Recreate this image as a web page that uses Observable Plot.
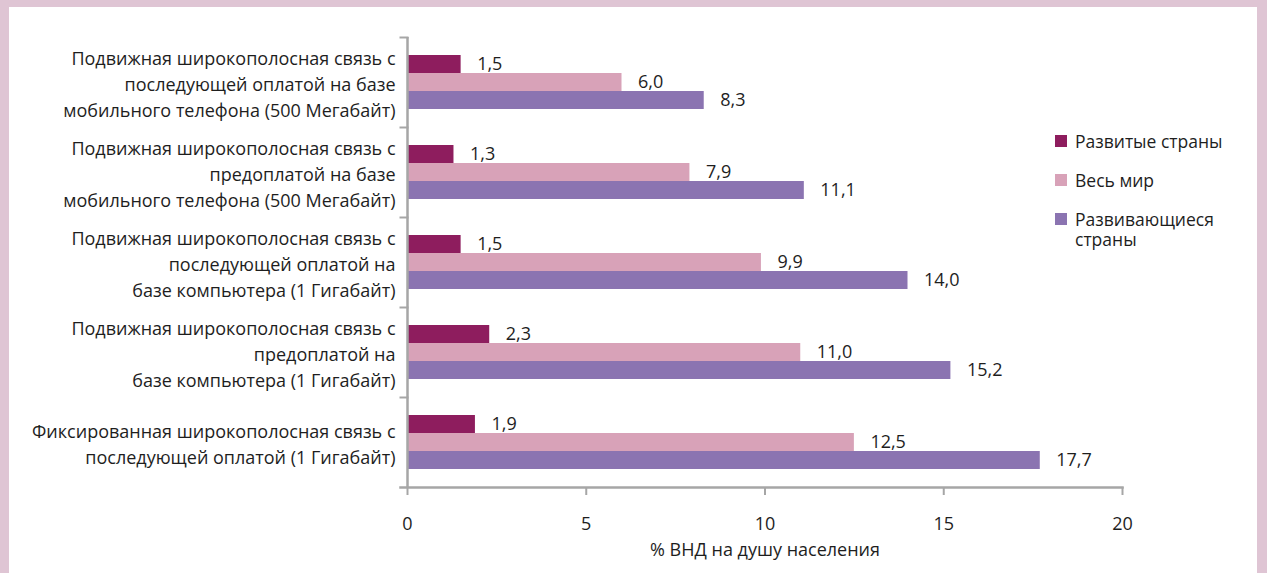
<!DOCTYPE html>
<html>
<head>
<meta charset="utf-8">
<script src="https://cdn.jsdelivr.net/npm/d3@7"></script>
<script src="https://cdn.jsdelivr.net/npm/@observablehq/plot@0.6"></script>
<style>
  html, body { margin: 0; padding: 0; }
  body { width: 1267px; height: 573px; background: #dfc5d4; position: relative; overflow: hidden; font-family: "Open Sans", sans-serif; }
  #panel { position: absolute; left: 9px; top: 7px; width: 1248px; height: 566px; background: #ffffff; }
  #legend { position: absolute; left: 1046px; top: 124px; font-size: 17.5px; color: #1e1e1e; line-height: 20px; }
  .item { display: flex; align-items: flex-start; margin-bottom: 19px; }
  .sw { width: 12px; height: 12px; margin-top: 4px; margin-right: 8px; flex: none; }
</style>
</head>
<body>
<div id="panel"></div>
<script>
const categories = [
  "Подвижная широкополосная связь с\nпоследующей оплатой на базе\nмобильного телефона (500 Мегабайт)",
  "Подвижная широкополосная связь с\nпредоплатой на базе\nмобильного телефона (500 Мегабайт)",
  "Подвижная широкополосная связь с\nпоследующей оплатой на\nбазе компьютера (1 Гигабайт)",
  "Подвижная широкополосная связь с\nпредоплатой на\nбазе компьютера (1 Гигабайт)",
  "Фиксированная широкополосная связь с\nпоследующей оплатой (1 Гигабайт)"
];
const seriesNames = ["Развитые страны", "Весь мир", "Развивающиеся\nстраны"];
const developed = [1.5, 1.3, 1.5, 2.3, 1.9];
const world = [6.0, 7.9, 9.9, 11.0, 12.5];
const developing = [8.3, 11.1, 14.0, 15.2, 17.7];
const colors = ["#8e1d5e", "#d8a2b8", "#8b74b1"];
const xTicks = [0, 5, 10, 15, 20];
const xLabel = "% ВНД на душу населения";

const seriesValues = [developed, world, developing];
const data = [];
categories.forEach((c, i) => {
  seriesNames.forEach((s, j) => data.push({category: c, series: s, value: seriesValues[j][i]}));
});

const W = 1248, H = 566, mL = 398, mR = 135, mT = 28, mB = 84;
const axisColor = "#a6a6a6";
const textColor = "#1e1e1e";
const fs = 18;
const fmt = d => d.toFixed(1).replace(".", ",");

const chart = Plot.plot({
  width: W, height: H,
  marginLeft: mL, marginRight: mR, marginTop: mT, marginBottom: mB,
  style: {fontFamily: "Open Sans, sans-serif", fontSize: fs + "px", color: textColor, background: "transparent"},
  x: {domain: [0, 20], axis: null},
  y: {domain: seriesNames, paddingInner: 0, paddingOuter: 0.87, axis: null},
  fy: {domain: categories, padding: 0, axis: null},
  color: {domain: seriesNames, range: colors},
  marks: [
    Plot.barX(data, {fy: "category", y: "series", x: "value", fill: "series"}),
    Plot.text(data, {fy: "category", y: "series", x: "value", text: d => fmt(d.value), textAnchor: "start", dx: 16, fill: textColor, fontSize: fs}),
    Plot.ruleX([0], {stroke: axisColor, strokeWidth: 2.5}),
    Plot.frame({anchor: "top", insetLeft: -7, insetRight: W - mL - mR, stroke: axisColor, strokeWidth: 2}),
    Plot.frame({anchor: "bottom", facetAnchor: "bottom", insetLeft: -7, stroke: axisColor, strokeWidth: 2.5}),
    Plot.axisFy({anchor: "left", tickSize: 0, tickPadding: 12, label: null, fontSize: fs, lineHeight: 26 / fs, textAnchor: "end", fill: textColor}),
    Plot.axisX({ticks: xTicks, tickSize: 8, tickPadding: 22, stroke: axisColor, strokeWidth: 2, fontSize: fs, fill: textColor,
      label: xLabel, labelAnchor: "center", labelArrow: "none", labelOffset: 68})
  ]
});
document.getElementById("panel").appendChild(chart);

const legend = document.createElement("div");
legend.id = "legend";
seriesNames.forEach((s, j) => {
  const item = document.createElement("div");
  item.className = "item";
  const sw = document.createElement("span");
  sw.className = "sw";
  sw.style.background = colors[j];
  const t = document.createElement("span");
  t.style.whiteSpace = "pre";
  t.textContent = s;
  item.appendChild(sw); item.appendChild(t);
  legend.appendChild(item);
});
document.getElementById("panel").appendChild(legend);
</script>
</body>
</html>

..........

*Task details*
Copy out the data above exactly, except the pictures.

*Solution for this problem*
Recreate this image as a web page that uses Observable Plot.
<!DOCTYPE html>
<html>
<head>
<meta charset="utf-8">
<script src="https://cdn.jsdelivr.net/npm/d3@7"></script>
<script src="https://cdn.jsdelivr.net/npm/@observablehq/plot@0.6"></script>
<style>
  html, body { margin: 0; padding: 0; }
  body { width: 1267px; height: 573px; background: #dfc5d4; position: relative; overflow: hidden; font-family: "Open Sans", sans-serif; }
  #panel { position: absolute; left: 9px; top: 7px; width: 1248px; height: 566px; background: #ffffff; }
  #legend { position: absolute; left: 1046px; top: 124px; font-size: 17.5px; color: #1e1e1e; line-height: 20px; }
  .item { display: flex; align-items: flex-start; margin-bottom: 19px; }
  .sw { width: 12px; height: 12px; margin-top: 4px; margin-right: 8px; flex: none; }
</style>
</head>
<body>
<div id="panel"></div>
<script>
const categories = [
  "Подвижная широкополосная связь с\nпоследующей оплатой на базе\nмобильного телефона (500 Мегабайт)",
  "Подвижная широкополосная связь с\nпредоплатой на базе\nмобильного телефона (500 Мегабайт)",
  "Подвижная широкополосная связь с\nпоследующей оплатой на\nбазе компьютера (1 Гигабайт)",
  "Подвижная широкополосная связь с\nпредоплатой на\nбазе компьютера (1 Гигабайт)",
  "Фиксированная широкополосная связь с\nпоследующей оплатой (1 Гигабайт)"
];
const seriesNames = ["Развитые страны", "Весь мир", "Развивающиеся\nстраны"];
const developed = [1.5, 1.3, 1.5, 2.3, 1.9];
const world = [6.0, 7.9, 9.9, 11.0, 12.5];
const developing = [8.3, 11.1, 14.0, 15.2, 17.7];
const colors = ["#8e1d5e", "#d8a2b8", "#8b74b1"];
const xTicks = [0, 5, 10, 15, 20];
const xLabel = "% ВНД на душу населения";

const seriesValues = [developed, world, developing];
const data = [];
categories.forEach((c, i) => {
  seriesNames.forEach((s, j) => data.push({category: c, series: s, value: seriesValues[j][i]}));
});

const W = 1248, H = 566, mL = 398, mR = 135, mT = 28, mB = 84;
const axisColor = "#a6a6a6";
const textColor = "#1e1e1e";
const fs = 18;
const fmt = d => d.toFixed(1).replace(".", ",");

const chart = Plot.plot({
  width: W, height: H,
  marginLeft: mL, marginRight: mR, marginTop: mT, marginBottom: mB,
  style: {fontFamily: "Open Sans, sans-serif", fontSize: fs + "px", color: textColor, background: "transparent"},
  x: {domain: [0, 20], axis: null},
  y: {domain: seriesNames, paddingInner: 0, paddingOuter: 0.87, axis: null},
  fy: {domain: categories, padding: 0, axis: null},
  color: {domain: seriesNames, range: colors},
  marks: [
    Plot.barX(data, {fy: "category", y: "series", x: "value", fill: "series"}),
    Plot.text(data, {fy: "category", y: "series", x: "value", text: d => fmt(d.value), textAnchor: "start", dx: 16, fill: textColor, fontSize: fs}),
    Plot.ruleX([0], {stroke: axisColor, strokeWidth: 2.5}),
    Plot.frame({anchor: "top", insetLeft: -7, insetRight: W - mL - mR, stroke: axisColor, strokeWidth: 2}),
    Plot.frame({anchor: "bottom", facetAnchor: "bottom", insetLeft: -7, stroke: axisColor, strokeWidth: 2.5}),
    Plot.axisFy({anchor: "left", tickSize: 0, tickPadding: 12, label: null, fontSize: fs, lineHeight: 26 / fs, textAnchor: "end", fill: textColor}),
    Plot.axisX({ticks: xTicks, tickSize: 8, tickPadding: 22, stroke: axisColor, strokeWidth: 2, fontSize: fs, fill: textColor,
      label: xLabel, labelAnchor: "center", labelArrow: "none", labelOffset: 68})
  ]
});
document.getElementById("panel").appendChild(chart);

const legend = document.createElement("div");
legend.id = "legend";
seriesNames.forEach((s, j) => {
  const item = document.createElement("div");
  item.className = "item";
  const sw = document.createElement("span");
  sw.className = "sw";
  sw.style.background = colors[j];
  const t = document.createElement("span");
  t.style.whiteSpace = "pre";
  t.textContent = s;
  item.appendChild(sw); item.appendChild(t);
  legend.appendChild(item);
});
document.getElementById("panel").appendChild(legend);
</script>
</body>
</html>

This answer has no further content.